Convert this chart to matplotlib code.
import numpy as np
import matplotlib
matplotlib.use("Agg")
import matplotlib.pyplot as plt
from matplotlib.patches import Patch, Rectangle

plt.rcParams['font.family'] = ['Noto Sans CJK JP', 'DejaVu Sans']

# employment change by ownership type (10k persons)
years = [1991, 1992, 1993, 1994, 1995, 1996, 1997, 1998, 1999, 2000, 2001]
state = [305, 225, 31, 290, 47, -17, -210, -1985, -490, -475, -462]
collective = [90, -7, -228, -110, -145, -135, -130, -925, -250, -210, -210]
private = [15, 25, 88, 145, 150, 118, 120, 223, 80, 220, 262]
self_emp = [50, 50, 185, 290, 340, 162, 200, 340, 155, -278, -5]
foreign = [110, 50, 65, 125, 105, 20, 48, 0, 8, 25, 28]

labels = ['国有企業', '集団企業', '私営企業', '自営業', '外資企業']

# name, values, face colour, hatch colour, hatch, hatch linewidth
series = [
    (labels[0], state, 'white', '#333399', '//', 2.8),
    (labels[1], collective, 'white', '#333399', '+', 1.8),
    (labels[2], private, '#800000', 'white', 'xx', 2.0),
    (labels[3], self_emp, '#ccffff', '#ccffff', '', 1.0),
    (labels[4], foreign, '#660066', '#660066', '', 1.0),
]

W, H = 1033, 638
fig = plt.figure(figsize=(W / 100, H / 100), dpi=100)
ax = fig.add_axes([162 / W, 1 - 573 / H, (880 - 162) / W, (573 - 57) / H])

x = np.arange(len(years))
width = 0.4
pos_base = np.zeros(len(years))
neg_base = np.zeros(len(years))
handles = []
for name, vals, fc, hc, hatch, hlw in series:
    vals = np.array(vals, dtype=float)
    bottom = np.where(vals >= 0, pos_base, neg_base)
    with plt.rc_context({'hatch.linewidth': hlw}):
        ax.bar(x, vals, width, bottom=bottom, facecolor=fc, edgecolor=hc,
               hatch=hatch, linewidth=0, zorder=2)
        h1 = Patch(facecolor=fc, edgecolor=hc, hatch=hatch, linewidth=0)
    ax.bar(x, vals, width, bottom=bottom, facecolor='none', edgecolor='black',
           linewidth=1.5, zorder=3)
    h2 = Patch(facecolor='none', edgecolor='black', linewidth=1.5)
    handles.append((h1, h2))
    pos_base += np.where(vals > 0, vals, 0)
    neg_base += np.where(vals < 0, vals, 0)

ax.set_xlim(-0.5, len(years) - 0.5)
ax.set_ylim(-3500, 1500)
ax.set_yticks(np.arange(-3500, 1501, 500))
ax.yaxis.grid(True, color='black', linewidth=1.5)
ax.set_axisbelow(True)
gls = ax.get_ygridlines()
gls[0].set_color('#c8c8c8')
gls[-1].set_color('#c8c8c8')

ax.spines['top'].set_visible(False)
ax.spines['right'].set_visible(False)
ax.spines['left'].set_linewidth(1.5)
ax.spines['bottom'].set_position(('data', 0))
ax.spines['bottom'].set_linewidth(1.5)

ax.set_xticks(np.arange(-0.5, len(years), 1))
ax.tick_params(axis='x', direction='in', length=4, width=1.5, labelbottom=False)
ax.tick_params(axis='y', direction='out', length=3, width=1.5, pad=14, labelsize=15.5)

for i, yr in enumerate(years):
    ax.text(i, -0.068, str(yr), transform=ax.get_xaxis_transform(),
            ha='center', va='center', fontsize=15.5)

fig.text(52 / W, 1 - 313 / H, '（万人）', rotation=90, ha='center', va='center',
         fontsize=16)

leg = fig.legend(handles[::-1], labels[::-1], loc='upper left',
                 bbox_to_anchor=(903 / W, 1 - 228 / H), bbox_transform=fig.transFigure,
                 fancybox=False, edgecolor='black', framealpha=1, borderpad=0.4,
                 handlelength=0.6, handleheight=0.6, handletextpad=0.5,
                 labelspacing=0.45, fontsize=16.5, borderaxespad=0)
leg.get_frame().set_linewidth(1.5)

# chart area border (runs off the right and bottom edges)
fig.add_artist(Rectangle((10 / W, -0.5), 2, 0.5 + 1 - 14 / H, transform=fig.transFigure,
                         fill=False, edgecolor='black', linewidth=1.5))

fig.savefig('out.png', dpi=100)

WHAT YOU WILL DO:
Write out the whole listing again. Match it word for word.

SOLUTION FOR THIS EXERCISE:
Convert this chart to matplotlib code.
import numpy as np
import matplotlib
matplotlib.use("Agg")
import matplotlib.pyplot as plt
from matplotlib.patches import Patch, Rectangle

plt.rcParams['font.family'] = ['Noto Sans CJK JP', 'DejaVu Sans']

# employment change by ownership type (10k persons)
years = [1991, 1992, 1993, 1994, 1995, 1996, 1997, 1998, 1999, 2000, 2001]
state = [305, 225, 31, 290, 47, -17, -210, -1985, -490, -475, -462]
collective = [90, -7, -228, -110, -145, -135, -130, -925, -250, -210, -210]
private = [15, 25, 88, 145, 150, 118, 120, 223, 80, 220, 262]
self_emp = [50, 50, 185, 290, 340, 162, 200, 340, 155, -278, -5]
foreign = [110, 50, 65, 125, 105, 20, 48, 0, 8, 25, 28]

labels = ['国有企業', '集団企業', '私営企業', '自営業', '外資企業']

# name, values, face colour, hatch colour, hatch, hatch linewidth
series = [
    (labels[0], state, 'white', '#333399', '//', 2.8),
    (labels[1], collective, 'white', '#333399', '+', 1.8),
    (labels[2], private, '#800000', 'white', 'xx', 2.0),
    (labels[3], self_emp, '#ccffff', '#ccffff', '', 1.0),
    (labels[4], foreign, '#660066', '#660066', '', 1.0),
]

W, H = 1033, 638
fig = plt.figure(figsize=(W / 100, H / 100), dpi=100)
ax = fig.add_axes([162 / W, 1 - 573 / H, (880 - 162) / W, (573 - 57) / H])

x = np.arange(len(years))
width = 0.4
pos_base = np.zeros(len(years))
neg_base = np.zeros(len(years))
handles = []
for name, vals, fc, hc, hatch, hlw in series:
    vals = np.array(vals, dtype=float)
    bottom = np.where(vals >= 0, pos_base, neg_base)
    with plt.rc_context({'hatch.linewidth': hlw}):
        ax.bar(x, vals, width, bottom=bottom, facecolor=fc, edgecolor=hc,
               hatch=hatch, linewidth=0, zorder=2)
        h1 = Patch(facecolor=fc, edgecolor=hc, hatch=hatch, linewidth=0)
    ax.bar(x, vals, width, bottom=bottom, facecolor='none', edgecolor='black',
           linewidth=1.5, zorder=3)
    h2 = Patch(facecolor='none', edgecolor='black', linewidth=1.5)
    handles.append((h1, h2))
    pos_base += np.where(vals > 0, vals, 0)
    neg_base += np.where(vals < 0, vals, 0)

ax.set_xlim(-0.5, len(years) - 0.5)
ax.set_ylim(-3500, 1500)
ax.set_yticks(np.arange(-3500, 1501, 500))
ax.yaxis.grid(True, color='black', linewidth=1.5)
ax.set_axisbelow(True)
gls = ax.get_ygridlines()
gls[0].set_color('#c8c8c8')
gls[-1].set_color('#c8c8c8')

ax.spines['top'].set_visible(False)
ax.spines['right'].set_visible(False)
ax.spines['left'].set_linewidth(1.5)
ax.spines['bottom'].set_position(('data', 0))
ax.spines['bottom'].set_linewidth(1.5)

ax.set_xticks(np.arange(-0.5, len(years), 1))
ax.tick_params(axis='x', direction='in', length=4, width=1.5, labelbottom=False)
ax.tick_params(axis='y', direction='out', length=3, width=1.5, pad=14, labelsize=15.5)

for i, yr in enumerate(years):
    ax.text(i, -0.068, str(yr), transform=ax.get_xaxis_transform(),
            ha='center', va='center', fontsize=15.5)

fig.text(52 / W, 1 - 313 / H, '（万人）', rotation=90, ha='center', va='center',
         fontsize=16)

leg = fig.legend(handles[::-1], labels[::-1], loc='upper left',
                 bbox_to_anchor=(903 / W, 1 - 228 / H), bbox_transform=fig.transFigure,
                 fancybox=False, edgecolor='black', framealpha=1, borderpad=0.4,
                 handlelength=0.6, handleheight=0.6, handletextpad=0.5,
                 labelspacing=0.45, fontsize=16.5, borderaxespad=0)
leg.get_frame().set_linewidth(1.5)

# chart area border (runs off the right and bottom edges)
fig.add_artist(Rectangle((10 / W, -0.5), 2, 0.5 + 1 - 14 / H, transform=fig.transFigure,
                         fill=False, edgecolor='black', linewidth=1.5))

fig.savefig('out.png', dpi=100)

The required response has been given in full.